Richmond, Indiana Reeveston Road and 24th Street intersection makeover
Here's a suggestion to improve walk-to-school safety for Charles Elementary School in Richmond, Indiana. I sent this to the Richmond City Planner in 2013. Although it was well-received, Google Maps shows the intersection remains with all the same problems. I've since moved to a new town but found this during an email inbox deep cleaning. I'm sharing it here in case anyone in Richmond finds it useful.
Reeveston Road and 24th Street
The intersection we're looking at here is Reeveston Road and 24th street.
Charles Elementary School is just out of the frame in the upper right. This is the corner of the school's lot.
From the birds-eye view of Google Maps, you can see a strange thing happen. Just a block away in Reeveston, there are nice, wide sidewalks on both sides of the road, offset from the road by several feet, with standard crossing distances at intersections. As you get close to school– where none of the students are of legal driving age– everything gets worse. The sidewalks disappear from one side of the road, the sidewalk get narrower, and they are pushed right up to the edge of the road, where it's less comfortable and less safe to walk. Some crossing distances nearly double.

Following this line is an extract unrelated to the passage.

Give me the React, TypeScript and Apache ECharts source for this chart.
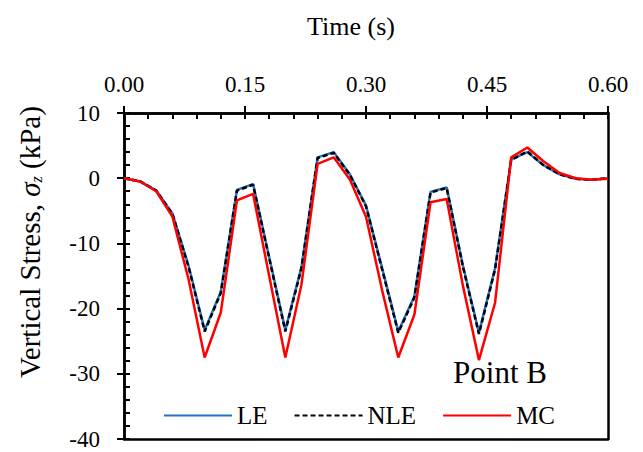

The planning to make pedestrian conditions worse around an elementary school baffles me. Let's fix some of the worst problems here. When approaching the school from the West on Reeveston Road, the crossing distances are incredibly long-- easily more than 50 feet to get across the street in either of the two crosswalks at the intersection. (One crosswalk appears to just drop you in someone's yard with no sidewalk on the opposing side!).
A solution is to narrow Southeast Parkway a bit near the intersection, forming something close to standard 4-way stop. This design update would both slow traffic some through there, and also cut the crossing distance in approximately half. I'm sure a version could still accommodate the necessary bus traffic.
I also sketched an improvement for the second north/south crosswalk in the same drawing. Since it's just depositing pedestrians on someone's lawn, it's baffling why a long diagonal is used there, instead of the shorter perpendicular option. I changed that, and also went ahead and sketched in proper sidewalks on that of the street, attempting to continue the nice sidewalk system that's present to the west on Reeveston Road.
I also find it incredible that there are no sidewalks connecting the direct route from Charles Elementary to Test Middle School, just about four blocks away from each other. Surely, there are families with kids at both schools who live within walking distance from both. There's another wasteland of excessive asphalt in the intersection of Southeast Parkway and South A street that is ripe for improvement.